## GIVEN PROBLEM
Reproduce every line of the listing as written, apart from the pictures.
-*-*-
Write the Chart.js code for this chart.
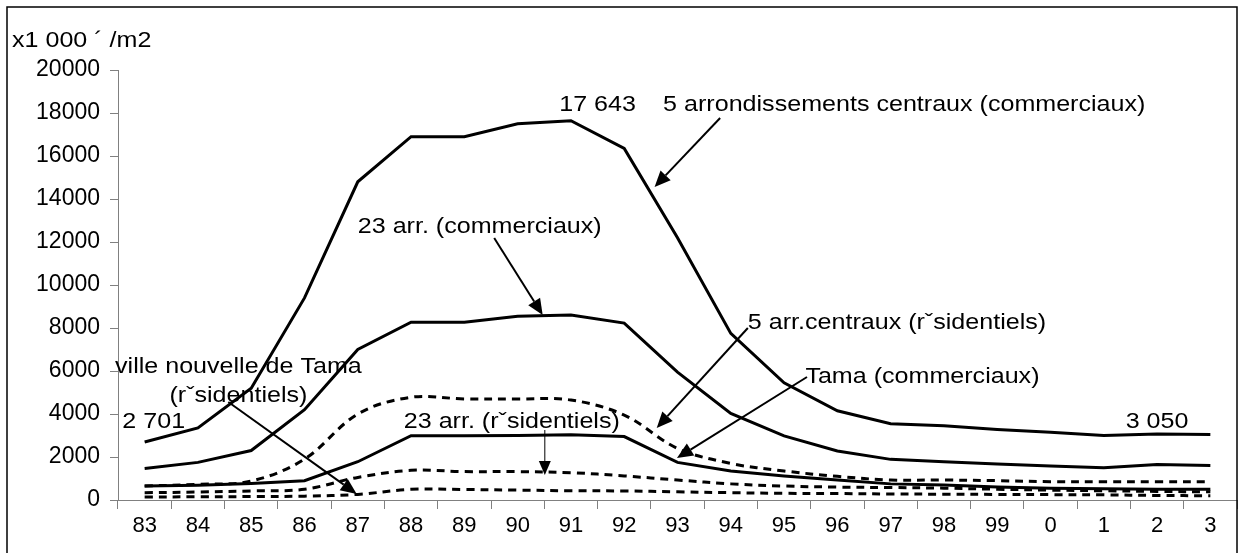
<!DOCTYPE html>
<html>
<head>
<meta charset="utf-8">
<script src="https://cdn.jsdelivr.net/npm/chart.js@4"></script>
<style>
  html, body { margin: 0; padding: 0; background: #fff; }
  #wrap { width: 1246px; height: 553px; }
</style>
</head>
<body>
<div id="wrap"><canvas id="chart"></canvas></div>
<script>
const years = ["83", "84", "85", "86", "87", "88", "89", "90", "91", "92", "93",
    "94", "95", "96", "97", "98", "99", "0", "1", "2", "3"];

// 5 arrondissements centraux (commerciaux)
const centralCommercial = [2701, 3350, 5200, 9400, 14800, 16900, 16900, 17500, 17643, 16350, 12200,
    7750, 5450, 4150, 3550, 3450, 3280, 3150, 3000, 3070, 3050];
// 23 arr. (commerciaux)
const wardsCommercial = [1470, 1750, 2300, 4200, 7000, 8270, 8270, 8550, 8600, 8230, 5950,
    4030, 2980, 2280, 1890, 1780, 1680, 1580, 1500, 1650, 1610];
// 5 arr.centraux (residentiels)
const centralResidential = [650, 730, 880, 1900, 4000, 4780, 4700, 4700, 4650, 3950, 2400,
    1700, 1350, 1100, 930, 930, 900, 850, 850, 850, 850];
// Tama (commerciaux)
const tamaCommercial = [650, 690, 770, 900, 1780, 2990, 2990, 3000, 3030, 2950, 1750,
    1350, 1120, 930, 750, 700, 600, 550, 520, 500, 500];
// 23 arr. (residentiels)
const wardsResidential = [340, 370, 420, 500, 1050, 1380, 1320, 1320, 1270, 1120, 930,
    750, 650, 600, 580, 550, 500, 460, 430, 400, 380];
// ville nouvelle de Tama (residentiels)
const tamaResidential = [140, 150, 160, 180, 260, 500, 490, 460, 430, 420, 380,
    340, 310, 300, 280, 270, 260, 250, 240, 210, 200];

const yTicks = [0, 2000, 4000, 6000, 8000, 10000, 12000, 14000, 16000, 18000, 20000];

// labels and arrows, anchored in data units (category index, value)
const labelTexts = [
    { text: "17 643", x: 8.5, y: 18370, align: "center" },
    { text: "5 arrondissements centraux (commerciaux)", x: 9.73, y: 18370, align: "left" },
    { text: "23 arr. (commerciaux)", x: 4.0, y: 12700, align: "left" },
    { text: "5 arr.centraux (rˇsidentiels)", x: 11.32, y: 8233, align: "left" },
    { text: "Tama (commerciaux)", x: 12.4, y: 5720, align: "left" },
    { text: "ville nouvelle de Tama", x: 1.76, y: 6180, align: "center" },
    { text: "(rˇsidentiels)", x: 1.76, y: 4840, align: "center" },
    { text: "2 701", x: 0.17, y: 3630, align: "center" },
    { text: "3 050", x: 19.0, y: 3630, align: "center" },
    { text: "23 arr. (rˇsidentiels)", x: 6.89, y: 3630, align: "center" },
];
const arrows = [
    { from: [10.80, 17767], to: [9.57, 14558], width: 2 },
    { from: [6.56, 12186], to: [7.47, 8605], width: 2 },
    { from: [11.32, 8000], to: [9.61, 3349], width: 2 },
    { from: [12.43, 5720], to: [9.99, 1953], width: 2 },
    { from: [1.57, 4558], to: [3.98, 279], width: 2 },
    { from: [7.51, 3256], to: [7.51, 1160], width: 1 },
];

const font = "'Liberation Sans', Arial, sans-serif";
const stretch = 1.14;

const annotations = {
    id: "annotations",
    afterDatasetsDraw(chart) {
        const ctx = chart.ctx;
        const xs = chart.scales.x, ys = chart.scales.y;
        ctx.save();
        // outer frame
        ctx.strokeStyle = "#000";
        ctx.lineWidth = 1.5;
        ctx.strokeRect(7, 7, 1230, 560);

        ctx.fillStyle = "#000";
        ctx.font = "22px " + font;
        ctx.textBaseline = "middle";
        const put = (text, x, y, align) => {
            ctx.save();
            ctx.translate(x, y);
            ctx.scale(stretch, 1);
            ctx.textAlign = align;
            ctx.fillText(text, 0, 0);
            ctx.restore();
        };
        put("x1 000 ´ /m2", 12, 41, "left");
        labelTexts.forEach(l => put(l.text, xs.getPixelForValue(l.x), ys.getPixelForValue(l.y), l.align));

        arrows.forEach(a => {
            const x1 = xs.getPixelForValue(a.from[0]), y1 = ys.getPixelForValue(a.from[1]);
            const x2 = xs.getPixelForValue(a.to[0]), y2 = ys.getPixelForValue(a.to[1]);
            const ang = Math.atan2(y2 - y1, x2 - x1);
            const hl = a.width > 1 ? 16 : 14, hw = a.width > 1 ? 7 : 6;
            const bx = x2 - hl * Math.cos(ang), by = y2 - hl * Math.sin(ang);
            ctx.strokeStyle = "#000";
            ctx.lineWidth = a.width;
            ctx.beginPath();
            ctx.moveTo(x1, y1);
            ctx.lineTo(bx, by);
            ctx.stroke();
            ctx.beginPath();
            ctx.moveTo(x2, y2);
            ctx.lineTo(bx + hw * Math.sin(ang), by - hw * Math.cos(ang));
            ctx.lineTo(bx - hw * Math.sin(ang), by + hw * Math.cos(ang));
            ctx.closePath();
            ctx.fill();
        });
        ctx.restore();
    }
};

function line(data, dashed) {
    return {
        data: data,
        borderColor: "#000",
        borderWidth: 3,
        borderDash: dashed ? [8, 6] : [],
        tension: dashed ? 0.35 : 0,
        pointRadius: 0,
        fill: false,
    };
}

new Chart(document.getElementById("chart"), {
    type: "line",
    data: {
        labels: years,
        datasets: [
            line(centralCommercial, false),
            line(wardsCommercial, false),
            line(centralResidential, true),
            line(tamaCommercial, false),
            line(wardsResidential, true),
            line(tamaResidential, true),
        ],
    },
    options: {
        responsive: true,
        maintainAspectRatio: false,
        animation: false,
        layout: { padding: { top: 70, right: 9, left: 0, bottom: 0 } },
        plugins: { legend: { display: false }, tooltip: { enabled: false } },
        scales: {
            x: {
                offset: true,
                grid: { offset: true, drawOnChartArea: false, drawTicks: true, tickLength: 9, color: "#808080" },
                border: { color: "#808080", width: 1 },
                ticks: { color: "#000", font: { family: font, size: 22 }, padding: 4, maxRotation: 0, autoSkip: false },
                afterFit(scale) { scale.height = 53; },
            },
            y: {
                min: 0,
                max: 20000,
                afterBuildTicks(scale) { scale.ticks = yTicks.map(v => ({ value: v })); },
                grid: { drawOnChartArea: false, drawTicks: true, tickLength: 8, color: "#808080" },
                border: { color: "#808080", width: 1 },
                ticks: { color: "#000", font: { family: font, size: 23 }, padding: 10, callback: v => String(v) },
                afterFit(scale) { scale.width = 118; },
            },
        },
    },
    plugins: [annotations],
});
</script>
</body>
</html>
-*-*-
## FULL OUTPUT
Write the Chart.js code for this chart.
<!DOCTYPE html>
<html>
<head>
<meta charset="utf-8">
<script src="https://cdn.jsdelivr.net/npm/chart.js@4"></script>
<style>
  html, body { margin: 0; padding: 0; background: #fff; }
  #wrap { width: 1246px; height: 553px; }
</style>
</head>
<body>
<div id="wrap"><canvas id="chart"></canvas></div>
<script>
const years = ["83", "84", "85", "86", "87", "88", "89", "90", "91", "92", "93",
    "94", "95", "96", "97", "98", "99", "0", "1", "2", "3"];

// 5 arrondissements centraux (commerciaux)
const centralCommercial = [2701, 3350, 5200, 9400, 14800, 16900, 16900, 17500, 17643, 16350, 12200,
    7750, 5450, 4150, 3550, 3450, 3280, 3150, 3000, 3070, 3050];
// 23 arr. (commerciaux)
const wardsCommercial = [1470, 1750, 2300, 4200, 7000, 8270, 8270, 8550, 8600, 8230, 5950,
    4030, 2980, 2280, 1890, 1780, 1680, 1580, 1500, 1650, 1610];
// 5 arr.centraux (residentiels)
const centralResidential = [650, 730, 880, 1900, 4000, 4780, 4700, 4700, 4650, 3950, 2400,
    1700, 1350, 1100, 930, 930, 900, 850, 850, 850, 850];
// Tama (commerciaux)
const tamaCommercial = [650, 690, 770, 900, 1780, 2990, 2990, 3000, 3030, 2950, 1750,
    1350, 1120, 930, 750, 700, 600, 550, 520, 500, 500];
// 23 arr. (residentiels)
const wardsResidential = [340, 370, 420, 500, 1050, 1380, 1320, 1320, 1270, 1120, 930,
    750, 650, 600, 580, 550, 500, 460, 430, 400, 380];
// ville nouvelle de Tama (residentiels)
const tamaResidential = [140, 150, 160, 180, 260, 500, 490, 460, 430, 420, 380,
    340, 310, 300, 280, 270, 260, 250, 240, 210, 200];

const yTicks = [0, 2000, 4000, 6000, 8000, 10000, 12000, 14000, 16000, 18000, 20000];

// labels and arrows, anchored in data units (category index, value)
const labelTexts = [
    { text: "17 643", x: 8.5, y: 18370, align: "center" },
    { text: "5 arrondissements centraux (commerciaux)", x: 9.73, y: 18370, align: "left" },
    { text: "23 arr. (commerciaux)", x: 4.0, y: 12700, align: "left" },
    { text: "5 arr.centraux (rˇsidentiels)", x: 11.32, y: 8233, align: "left" },
    { text: "Tama (commerciaux)", x: 12.4, y: 5720, align: "left" },
    { text: "ville nouvelle de Tama", x: 1.76, y: 6180, align: "center" },
    { text: "(rˇsidentiels)", x: 1.76, y: 4840, align: "center" },
    { text: "2 701", x: 0.17, y: 3630, align: "center" },
    { text: "3 050", x: 19.0, y: 3630, align: "center" },
    { text: "23 arr. (rˇsidentiels)", x: 6.89, y: 3630, align: "center" },
];
const arrows = [
    { from: [10.80, 17767], to: [9.57, 14558], width: 2 },
    { from: [6.56, 12186], to: [7.47, 8605], width: 2 },
    { from: [11.32, 8000], to: [9.61, 3349], width: 2 },
    { from: [12.43, 5720], to: [9.99, 1953], width: 2 },
    { from: [1.57, 4558], to: [3.98, 279], width: 2 },
    { from: [7.51, 3256], to: [7.51, 1160], width: 1 },
];

const font = "'Liberation Sans', Arial, sans-serif";
const stretch = 1.14;

const annotations = {
    id: "annotations",
    afterDatasetsDraw(chart) {
        const ctx = chart.ctx;
        const xs = chart.scales.x, ys = chart.scales.y;
        ctx.save();
        // outer frame
        ctx.strokeStyle = "#000";
        ctx.lineWidth = 1.5;
        ctx.strokeRect(7, 7, 1230, 560);

        ctx.fillStyle = "#000";
        ctx.font = "22px " + font;
        ctx.textBaseline = "middle";
        const put = (text, x, y, align) => {
            ctx.save();
            ctx.translate(x, y);
            ctx.scale(stretch, 1);
            ctx.textAlign = align;
            ctx.fillText(text, 0, 0);
            ctx.restore();
        };
        put("x1 000 ´ /m2", 12, 41, "left");
        labelTexts.forEach(l => put(l.text, xs.getPixelForValue(l.x), ys.getPixelForValue(l.y), l.align));

        arrows.forEach(a => {
            const x1 = xs.getPixelForValue(a.from[0]), y1 = ys.getPixelForValue(a.from[1]);
            const x2 = xs.getPixelForValue(a.to[0]), y2 = ys.getPixelForValue(a.to[1]);
            const ang = Math.atan2(y2 - y1, x2 - x1);
            const hl = a.width > 1 ? 16 : 14, hw = a.width > 1 ? 7 : 6;
            const bx = x2 - hl * Math.cos(ang), by = y2 - hl * Math.sin(ang);
            ctx.strokeStyle = "#000";
            ctx.lineWidth = a.width;
            ctx.beginPath();
            ctx.moveTo(x1, y1);
            ctx.lineTo(bx, by);
            ctx.stroke();
            ctx.beginPath();
            ctx.moveTo(x2, y2);
            ctx.lineTo(bx + hw * Math.sin(ang), by - hw * Math.cos(ang));
            ctx.lineTo(bx - hw * Math.sin(ang), by + hw * Math.cos(ang));
            ctx.closePath();
            ctx.fill();
        });
        ctx.restore();
    }
};

function line(data, dashed) {
    return {
        data: data,
        borderColor: "#000",
        borderWidth: 3,
        borderDash: dashed ? [8, 6] : [],
        tension: dashed ? 0.35 : 0,
        pointRadius: 0,
        fill: false,
    };
}

new Chart(document.getElementById("chart"), {
    type: "line",
    data: {
        labels: years,
        datasets: [
            line(centralCommercial, false),
            line(wardsCommercial, false),
            line(centralResidential, true),
            line(tamaCommercial, false),
            line(wardsResidential, true),
            line(tamaResidential, true),
        ],
    },
    options: {
        responsive: true,
        maintainAspectRatio: false,
        animation: false,
        layout: { padding: { top: 70, right: 9, left: 0, bottom: 0 } },
        plugins: { legend: { display: false }, tooltip: { enabled: false } },
        scales: {
            x: {
                offset: true,
                grid: { offset: true, drawOnChartArea: false, drawTicks: true, tickLength: 9, color: "#808080" },
                border: { color: "#808080", width: 1 },
                ticks: { color: "#000", font: { family: font, size: 22 }, padding: 4, maxRotation: 0, autoSkip: false },
                afterFit(scale) { scale.height = 53; },
            },
            y: {
                min: 0,
                max: 20000,
                afterBuildTicks(scale) { scale.ticks = yTicks.map(v => ({ value: v })); },
                grid: { drawOnChartArea: false, drawTicks: true, tickLength: 8, color: "#808080" },
                border: { color: "#808080", width: 1 },
                ticks: { color: "#000", font: { family: font, size: 23 }, padding: 10, callback: v => String(v) },
                afterFit(scale) { scale.width = 118; },
            },
        },
    },
    plugins: [annotations],
});
</script>
</body>
</html>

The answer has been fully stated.